Look through the lines below and extract each one that contains "chart".

■ **Material to process**:
━━━━━━━━━━━━━━━━
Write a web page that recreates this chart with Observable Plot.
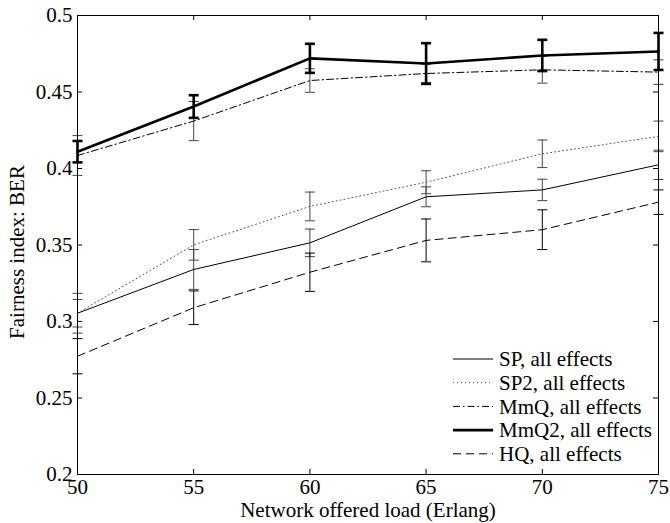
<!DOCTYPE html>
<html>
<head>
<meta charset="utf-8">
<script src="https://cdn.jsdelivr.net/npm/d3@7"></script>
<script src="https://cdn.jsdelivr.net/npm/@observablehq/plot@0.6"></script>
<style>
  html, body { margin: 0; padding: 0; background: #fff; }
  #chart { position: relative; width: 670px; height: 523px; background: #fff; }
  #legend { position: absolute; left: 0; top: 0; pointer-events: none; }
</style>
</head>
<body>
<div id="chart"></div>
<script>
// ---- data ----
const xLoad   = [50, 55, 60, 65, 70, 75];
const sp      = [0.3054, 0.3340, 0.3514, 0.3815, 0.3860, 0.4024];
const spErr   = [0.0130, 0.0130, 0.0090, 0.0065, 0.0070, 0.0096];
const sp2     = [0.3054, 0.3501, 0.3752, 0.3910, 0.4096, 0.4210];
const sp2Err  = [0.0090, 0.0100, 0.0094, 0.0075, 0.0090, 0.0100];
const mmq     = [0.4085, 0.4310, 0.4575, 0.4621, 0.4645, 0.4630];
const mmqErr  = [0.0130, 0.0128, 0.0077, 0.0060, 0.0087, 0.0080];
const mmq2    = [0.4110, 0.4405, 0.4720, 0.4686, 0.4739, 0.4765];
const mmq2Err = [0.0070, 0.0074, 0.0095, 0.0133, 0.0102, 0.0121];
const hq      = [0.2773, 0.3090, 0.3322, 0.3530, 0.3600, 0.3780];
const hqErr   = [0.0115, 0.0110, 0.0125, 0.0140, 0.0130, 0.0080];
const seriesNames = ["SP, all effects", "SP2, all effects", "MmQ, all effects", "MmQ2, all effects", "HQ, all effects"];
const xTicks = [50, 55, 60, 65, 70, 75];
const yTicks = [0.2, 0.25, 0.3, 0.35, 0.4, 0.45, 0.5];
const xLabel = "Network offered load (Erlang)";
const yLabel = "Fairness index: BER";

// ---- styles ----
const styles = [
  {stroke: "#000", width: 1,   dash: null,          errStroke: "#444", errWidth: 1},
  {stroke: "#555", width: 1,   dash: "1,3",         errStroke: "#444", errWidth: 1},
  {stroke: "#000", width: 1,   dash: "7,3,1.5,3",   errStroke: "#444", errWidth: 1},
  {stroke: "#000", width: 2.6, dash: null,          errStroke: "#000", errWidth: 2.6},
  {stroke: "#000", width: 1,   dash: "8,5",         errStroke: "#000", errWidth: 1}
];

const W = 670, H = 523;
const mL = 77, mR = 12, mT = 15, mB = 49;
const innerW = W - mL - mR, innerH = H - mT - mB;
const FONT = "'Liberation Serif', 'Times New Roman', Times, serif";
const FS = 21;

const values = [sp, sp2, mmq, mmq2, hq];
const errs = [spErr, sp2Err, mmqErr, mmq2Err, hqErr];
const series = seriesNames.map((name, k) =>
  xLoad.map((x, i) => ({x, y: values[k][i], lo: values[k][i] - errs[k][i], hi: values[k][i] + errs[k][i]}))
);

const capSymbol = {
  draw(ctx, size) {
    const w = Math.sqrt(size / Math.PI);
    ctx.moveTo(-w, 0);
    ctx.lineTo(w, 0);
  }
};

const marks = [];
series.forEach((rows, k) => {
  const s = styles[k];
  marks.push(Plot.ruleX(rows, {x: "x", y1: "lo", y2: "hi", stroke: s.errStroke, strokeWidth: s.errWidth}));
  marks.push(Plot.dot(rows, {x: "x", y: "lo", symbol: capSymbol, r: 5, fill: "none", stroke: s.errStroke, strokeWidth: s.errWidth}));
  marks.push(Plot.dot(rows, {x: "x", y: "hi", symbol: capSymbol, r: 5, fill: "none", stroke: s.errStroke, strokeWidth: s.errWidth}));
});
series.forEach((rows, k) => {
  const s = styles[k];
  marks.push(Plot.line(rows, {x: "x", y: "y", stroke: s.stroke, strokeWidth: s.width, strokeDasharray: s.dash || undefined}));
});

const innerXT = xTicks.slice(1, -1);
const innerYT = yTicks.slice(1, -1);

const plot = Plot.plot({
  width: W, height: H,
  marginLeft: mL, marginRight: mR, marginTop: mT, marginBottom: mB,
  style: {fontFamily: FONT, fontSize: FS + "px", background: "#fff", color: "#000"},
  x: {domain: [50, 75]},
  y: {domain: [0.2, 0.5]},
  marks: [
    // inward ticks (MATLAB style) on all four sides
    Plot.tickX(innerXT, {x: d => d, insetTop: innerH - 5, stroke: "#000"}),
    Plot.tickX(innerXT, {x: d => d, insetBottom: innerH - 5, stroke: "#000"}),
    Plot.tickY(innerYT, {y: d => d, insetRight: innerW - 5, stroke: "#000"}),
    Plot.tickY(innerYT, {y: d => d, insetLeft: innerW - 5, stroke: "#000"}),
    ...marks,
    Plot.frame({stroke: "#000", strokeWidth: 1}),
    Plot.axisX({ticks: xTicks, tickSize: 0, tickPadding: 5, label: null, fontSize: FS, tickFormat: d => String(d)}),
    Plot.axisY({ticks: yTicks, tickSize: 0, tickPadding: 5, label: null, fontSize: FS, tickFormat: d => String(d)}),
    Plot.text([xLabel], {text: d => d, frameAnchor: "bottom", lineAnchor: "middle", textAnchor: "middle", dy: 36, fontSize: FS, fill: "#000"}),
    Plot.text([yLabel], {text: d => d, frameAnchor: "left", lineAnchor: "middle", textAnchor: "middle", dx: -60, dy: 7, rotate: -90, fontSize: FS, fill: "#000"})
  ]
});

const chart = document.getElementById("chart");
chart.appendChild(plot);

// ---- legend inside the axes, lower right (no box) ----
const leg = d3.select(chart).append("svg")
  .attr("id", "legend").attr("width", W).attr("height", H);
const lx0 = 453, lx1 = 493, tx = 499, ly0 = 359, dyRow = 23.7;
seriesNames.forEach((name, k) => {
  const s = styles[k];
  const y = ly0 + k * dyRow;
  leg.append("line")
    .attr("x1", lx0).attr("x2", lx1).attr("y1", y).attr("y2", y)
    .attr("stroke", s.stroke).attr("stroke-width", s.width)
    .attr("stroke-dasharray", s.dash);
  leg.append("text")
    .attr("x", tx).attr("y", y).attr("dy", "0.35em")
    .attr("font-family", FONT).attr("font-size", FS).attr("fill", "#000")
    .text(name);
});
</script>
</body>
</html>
━━━━━━━━━━━━━━━━
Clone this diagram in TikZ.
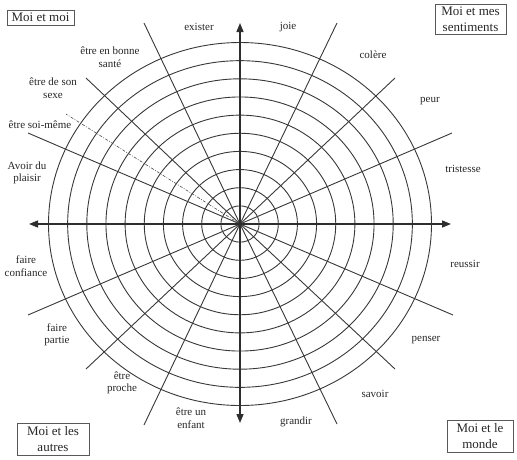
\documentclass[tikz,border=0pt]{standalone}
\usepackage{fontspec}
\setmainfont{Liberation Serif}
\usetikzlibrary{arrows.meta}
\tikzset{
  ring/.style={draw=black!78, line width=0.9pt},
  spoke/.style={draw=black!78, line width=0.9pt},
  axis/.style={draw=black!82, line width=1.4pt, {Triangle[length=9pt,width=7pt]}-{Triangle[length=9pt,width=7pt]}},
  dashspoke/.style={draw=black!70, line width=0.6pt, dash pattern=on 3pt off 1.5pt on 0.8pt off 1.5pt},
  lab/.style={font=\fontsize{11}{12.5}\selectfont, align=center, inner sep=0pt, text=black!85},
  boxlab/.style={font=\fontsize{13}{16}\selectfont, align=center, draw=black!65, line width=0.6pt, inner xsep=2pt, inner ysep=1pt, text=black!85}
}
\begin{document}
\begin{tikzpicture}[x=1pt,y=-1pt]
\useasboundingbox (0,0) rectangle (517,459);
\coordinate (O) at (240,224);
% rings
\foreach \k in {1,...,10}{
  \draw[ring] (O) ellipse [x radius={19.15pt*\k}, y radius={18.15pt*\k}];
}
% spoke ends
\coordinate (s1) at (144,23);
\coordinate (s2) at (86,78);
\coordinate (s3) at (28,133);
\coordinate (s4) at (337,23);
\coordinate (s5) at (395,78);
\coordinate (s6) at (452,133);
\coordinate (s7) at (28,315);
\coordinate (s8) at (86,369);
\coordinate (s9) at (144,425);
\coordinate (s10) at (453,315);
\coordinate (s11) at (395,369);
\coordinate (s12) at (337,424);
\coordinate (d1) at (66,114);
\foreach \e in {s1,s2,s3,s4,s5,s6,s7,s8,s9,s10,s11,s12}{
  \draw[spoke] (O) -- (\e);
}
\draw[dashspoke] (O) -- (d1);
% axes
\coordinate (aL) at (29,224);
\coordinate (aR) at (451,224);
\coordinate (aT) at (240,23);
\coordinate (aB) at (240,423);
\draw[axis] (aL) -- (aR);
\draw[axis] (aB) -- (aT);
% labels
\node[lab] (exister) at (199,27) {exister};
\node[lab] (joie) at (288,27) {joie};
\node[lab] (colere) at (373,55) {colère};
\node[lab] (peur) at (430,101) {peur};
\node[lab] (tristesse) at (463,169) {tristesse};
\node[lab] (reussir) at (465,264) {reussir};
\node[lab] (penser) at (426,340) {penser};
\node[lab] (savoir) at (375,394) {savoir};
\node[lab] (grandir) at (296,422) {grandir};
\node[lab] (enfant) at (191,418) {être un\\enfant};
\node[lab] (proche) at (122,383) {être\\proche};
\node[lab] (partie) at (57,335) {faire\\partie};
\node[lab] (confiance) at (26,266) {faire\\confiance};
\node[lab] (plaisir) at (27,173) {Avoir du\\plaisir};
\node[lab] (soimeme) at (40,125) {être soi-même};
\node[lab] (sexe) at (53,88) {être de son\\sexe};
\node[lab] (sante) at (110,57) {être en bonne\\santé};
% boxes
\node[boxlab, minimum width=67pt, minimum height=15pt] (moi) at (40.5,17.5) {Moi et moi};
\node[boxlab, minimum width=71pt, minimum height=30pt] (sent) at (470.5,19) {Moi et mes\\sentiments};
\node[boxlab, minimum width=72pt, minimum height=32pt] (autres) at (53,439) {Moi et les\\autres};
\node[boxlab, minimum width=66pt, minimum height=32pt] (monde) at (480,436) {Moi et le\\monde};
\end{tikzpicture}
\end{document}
━━━━━━━━━━━━━━━━
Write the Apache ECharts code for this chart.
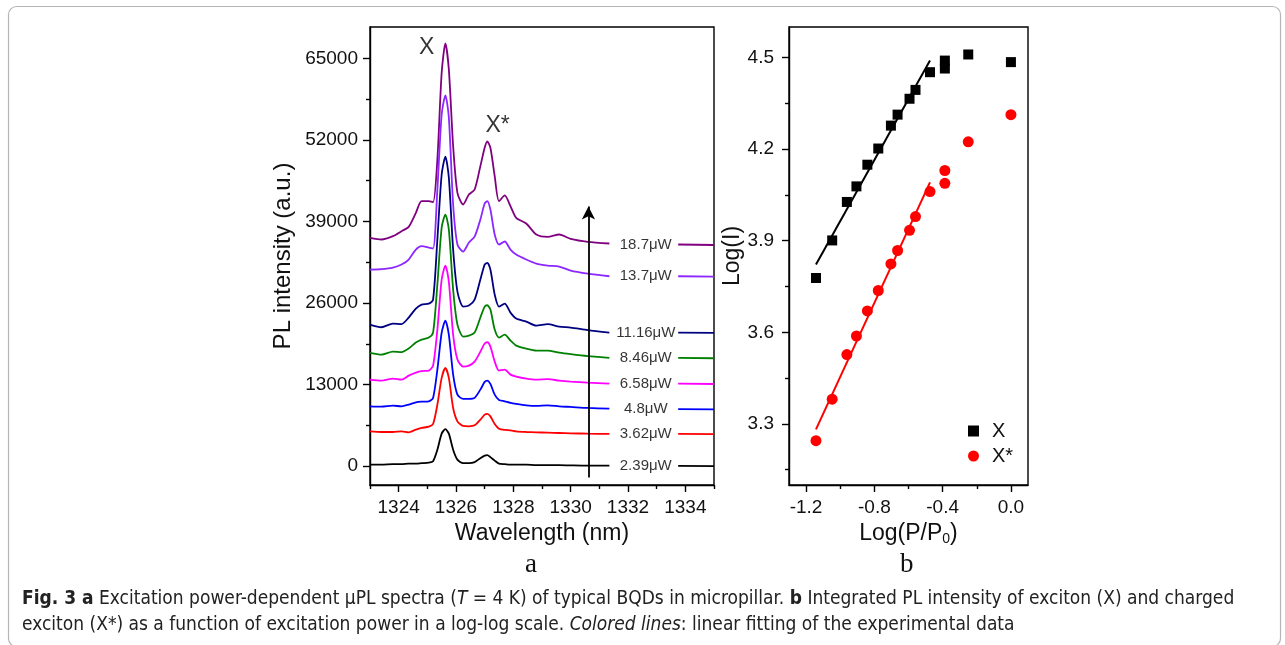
━━━━━━━━━━━━━━━━
■ **Answer for the task**:
Write a web page that recreates this chart with Observable Plot.
  #chart { position: relative; width: 670px; height: 523px; background: #fff; }
<div id="chart"></div>
const chart = document.getElementById("chart");
chart.appendChild(plot);
const leg = d3.select(chart).append("svg")
Write the Apache ECharts code for this chart.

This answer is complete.